My journalist niece reads a lot of serious books about politics, social issues and the environment and then posts her reviews on Good Reads. We share book titles and comments that way. This is what she said about "The Worst Hard Time:The Untold Story of Those Who Survived the Dust Bowl" by Timothy Egan:
"I didn't really know anything about the Dust Bowl before reading this book. I basically thought it was just a drought that happened during the Great Depression.
The author paints a vivid picture of the misery that overtook a huge swath of the country during those years. Reading about the dust storms that often swept the land into people's homes and the thousands of deaths from "dust pneumonia" was especially horrifying. He also explains how the disaster was very much man-made, exacerbated by bad public policies, over-farming and over-grazing.
Unlike the most famous literary work about that era, "The Grapes of Wrath," this book focuses mostly on people who stayed on their land against all odds, rather than on folks who headed west.
Very well-written and informative."
"I am emotionally exhausted after reading it. Going six weeks with no rain and temps in the 90s and 100s in Madison is enough to freak me out — and that's with air conditioning.
Then to read this book and, like you, realize these problems were not caused only by drought but man-made as it were. I could hardly believe that people stayed, even though I understood how limited their options were.
I was especially interested in the early ecology information since it mentioned Aldo Leopold, one of Wisconsin's famous sons. The essay the author refers to is one of the seminal works on the subject of ecology and our interconnectedness to the land and all living creature."
To continue: The stories of the people who lived in the Dust Bowl during the 1930s are compelling and make this a virtual page turner. It's especially worth reading for all of us who've been experiencing this summer's heat and drought to understand how our own short-term thinking and actions can be responsible for unforseen results in the long run.
In fact, I followed up the book with the movie — "The Plow that Broke the Prairie" — the government produced that is described in the book. It, too, came from my local library. So I got to see some of the actual people mentioned and get an even more shocking sense of the time and place!
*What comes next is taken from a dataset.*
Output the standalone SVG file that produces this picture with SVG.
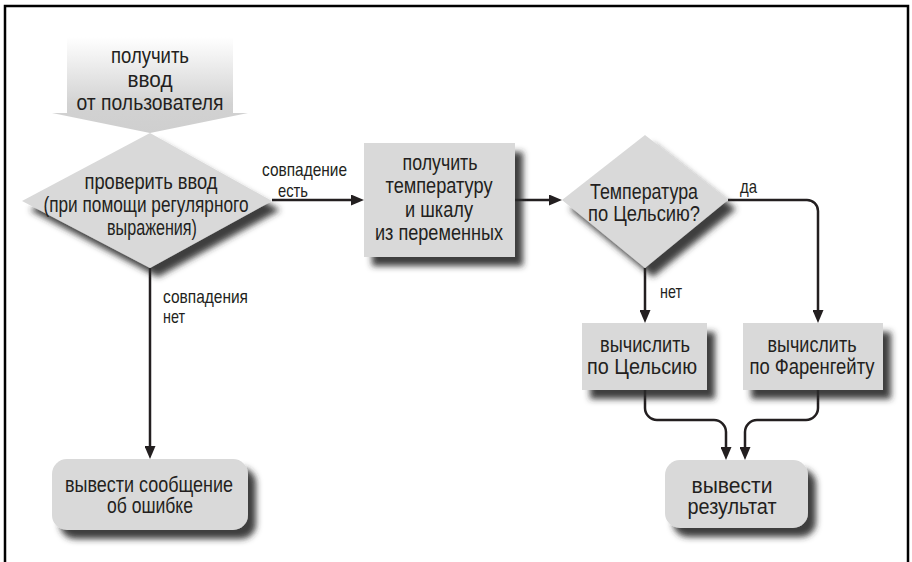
<svg xmlns="http://www.w3.org/2000/svg" width="912" height="562" viewBox="0 0 912 562">
<defs>
<style>
.t{font-family:"Liberation Sans",Arial,sans-serif;font-size:22.5px;fill:#231f20;text-anchor:middle}
.l{font-family:"Liberation Sans",Arial,sans-serif;font-size:19px;fill:#231f20}
.n{fill:#d9d9d9;filter:url(#sh)}
.c{fill:none;stroke:#231f20;stroke-width:2.5;marker-end:url(#ah)}
</style>
<linearGradient id="g" x1="0" y1="0" x2="0" y2="1">
<stop offset="0" stop-color="#ffffff"/>
<stop offset="0.7" stop-color="#d2d2d2"/>
<stop offset="1" stop-color="#cfcfcf"/>
</linearGradient>
<filter id="sh" x="-20%" y="-20%" width="150%" height="150%">
<feOffset in="SourceAlpha" dx="8" dy="9" result="o"/>
<feGaussianBlur in="o" stdDeviation="3" result="b"/>
<feFlood flood-color="#2a2a2a" flood-opacity="0.9"/>
<feComposite in2="b" operator="in" result="s"/>
<feMerge><feMergeNode in="s"/><feMergeNode in="SourceGraphic"/></feMerge>
</filter>
<marker id="ah" viewBox="0 0 13 11" refX="7" refY="5.5" markerWidth="13" markerHeight="11" markerUnits="userSpaceOnUse" orient="auto">
<path d="M0,0 L13,5.5 L0,11 z" fill="#231f20"/>
</marker>
</defs>
<rect width="912" height="562" fill="#ffffff"/>
<path d="M5,562 V6 H908 V562" fill="none" stroke="#000" stroke-width="2.5"/>

<g id="connectors">
<path class="c" d="M272,200 H358"/>
<path class="c" d="M515,200 H556"/>
<path class="c" d="M728,200 H807 A11,11 0 0 1 818,211 V317"/>
<path class="c" d="M645,268 V317"/>
<path class="c" d="M150,268 V453"/>
<path class="c" d="M645,390 V408 A12,12 0 0 0 657,420 H714 A12,12 0 0 1 726,432 V454"/>
<path class="c" d="M818,390 V408 A12,12 0 0 1 806,420 H757 A12,12 0 0 0 745,432 V454"/>
</g>

<g id="input">
<polygon points="67,37 233,37 233,113 248,113 150,133 52,113 67,113" fill="url(#g)"/>
<text class="t" x="150" y="63" textLength="78" lengthAdjust="spacingAndGlyphs">получить</text>
<text class="t" x="150" y="87" textLength="45" lengthAdjust="spacingAndGlyphs">ввод</text>
<text class="t" x="150" y="110" textLength="147" lengthAdjust="spacingAndGlyphs">от пользователя</text>
</g>

<g id="validate">
<polygon class="n" points="150,133 272,201 150,268 22,201"/>
<text class="t" x="151" y="189" textLength="133" lengthAdjust="spacingAndGlyphs">проверить ввод</text>
<text class="t" x="146" y="212" textLength="205" lengthAdjust="spacingAndGlyphs">(при помощи регулярного</text>
<text class="t" x="152" y="235" textLength="90" lengthAdjust="spacingAndGlyphs">выражения)</text>
</g>

<g id="getvars">
<rect class="n" x="364" y="143" width="151" height="114"/>
<text class="t" x="440" y="170" textLength="75" lengthAdjust="spacingAndGlyphs">получить</text>
<text class="t" x="439" y="193" textLength="107" lengthAdjust="spacingAndGlyphs">температуру</text>
<text class="t" x="439" y="217" textLength="68" lengthAdjust="spacingAndGlyphs">и шкалу</text>
<text class="t" x="439" y="240" textLength="128" lengthAdjust="spacingAndGlyphs">из переменных</text>
</g>

<g id="iscelsius">
<polygon class="n" points="645,135 728,200 645,268 562,200"/>
<text class="t" x="644" y="199" textLength="108" lengthAdjust="spacingAndGlyphs">Температура</text>
<text class="t" x="644" y="221" textLength="112" lengthAdjust="spacingAndGlyphs">по Цельсию?</text>
</g>

<g id="calcC">
<rect class="n" x="582" y="323" width="125" height="67"/>
<text class="t" x="645" y="352" textLength="90" lengthAdjust="spacingAndGlyphs">вычислить</text>
<text class="t" x="642" y="374" textLength="110" lengthAdjust="spacingAndGlyphs">по Цельсию</text>
</g>

<g id="calcF">
<rect class="n" x="743" y="323" width="140" height="67"/>
<text class="t" x="812" y="352" textLength="89" lengthAdjust="spacingAndGlyphs">вычислить</text>
<text class="t" x="812" y="374" textLength="125" lengthAdjust="spacingAndGlyphs">по Фаренгейту</text>
</g>

<g id="error">
<rect class="n" x="52" y="459" width="196" height="71" rx="15"/>
<text class="t" x="149" y="492" textLength="168" lengthAdjust="spacingAndGlyphs">вывести сообщение</text>
<text class="t" x="150" y="513" textLength="86" lengthAdjust="spacingAndGlyphs">об ошибке</text>
</g>

<g id="result">
<rect class="n" x="665" y="460" width="143" height="68" rx="15"/>
<text class="t" x="732" y="493" textLength="81" lengthAdjust="spacingAndGlyphs">вывести</text>
<text class="t" x="732" y="514" textLength="89" lengthAdjust="spacingAndGlyphs">результат</text>
</g>

<g id="labels">
<text class="l" x="262" y="176" textLength="85" lengthAdjust="spacingAndGlyphs">совпадение</text>
<text class="l" x="278" y="197" textLength="30" lengthAdjust="spacingAndGlyphs">есть</text>
<text class="l" x="163" y="303" textLength="85" lengthAdjust="spacingAndGlyphs">совпадения</text>
<text class="l" x="163" y="323" textLength="22" lengthAdjust="spacingAndGlyphs">нет</text>
<text class="l" x="740" y="193" textLength="17" lengthAdjust="spacingAndGlyphs">да</text>
<text class="l" x="660" y="298" textLength="22" lengthAdjust="spacingAndGlyphs">нет</text>
</g>
</svg>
The worst storm of the Dust Bowl era — Black Sunday in 1934 — carried blowing dust from the Great Plains eastward, dropping 12 million tons of dust on Chicago. NYC, Washington and even ships 300 miles off the Atlantic coast were blanketed with dust from the plains.
. . .
OTHER NOTEWORTHY TITLES FROM MY SUMMER READING:
"Uprising: How Wisconsin Renewed the Politics of Protest, from Madison to Wall Street" by John Nichols. Nichols at his best: a quick read with a wide-ranging historic approach that sets these events in a larger context, esp. as related to James Madison and the First Amendment and Tom Paine. (Nichols is a former co-worker and long-time friend).
"Voyagers of the Titanic: Passengers, Sailors, Shipbuilders, Aristocrats, and the Worlds They Came From" by Richard Davenport-Hines. I got this from the library thinking it was a photographic history. Wrong; a chunk of photos but not nearly enough for my taste. But an informative book and worth reading; though at times it felt like the anti-"A Night to Remember" by Walter Lord. Most of the people who came off well in Lord’s book suffered a different fate here. In fact, few of the 1st and 2nd glass passengers got much praise from D-H; and he seemed to especially dislike the Americans.
What was most interesting was the information about the ships of the era: their speed, capacity and competition; and his serious look at the third class passengers, their backgrounds, ship accommodations, numbers, and fate. He presents touching letters home mailed at the stops where the ship picked up passengers before it began the main trip; tidbits about the largest group of 2nd class men (all from Cornwall) and about the only black man on board as well as the only Japanese passenger. The descriptions of the crew members, especially those who kept the ship going in the furnace rooms, are memorable. And he publishes quite a bit about the survivors: stats, memories and their later lives. He also talks about the 337 bodies ultimately recovered from the ocean; the book has a photo of one — the only image of this I’ve ever seen.
Got this at the Quinn-Ribble garage sale for $3. I’d always wanted to read it, and it was so engrossing and beautifully written that I’m glad I got the hardcover as I am sure I will read it again. Greenblatt looks at all the known facts and documentation about Shakespeare, and operates on the premise that he is the sole author of the works attributed to him. A well-known English lit author and Shakespearian scholar, Greenblatt uses the plays and the history of the period to flesh out Shakespeare’s own story in ways that are sensible and sensitive, and always fascinating. For those who love the Elizabethan era, the book provides an excellent overview of the political and religious goings-on as well.
Best mystery book of the summer: "The Royal Wulff Murders" by Keith McCafferty. A Montana setting, lots of compelling characters and fly-fishing. What's not to like? My husband is a fly fisherman and ties his own flies so all of this background was easily understandable to me, without any actual fishing experience. One of the premier trout streams in our region is located just outside Madison so all the environmental sub-text of the story was of as much interest as the mystery. This is McCafferty's first novel and I can't wait for the next one.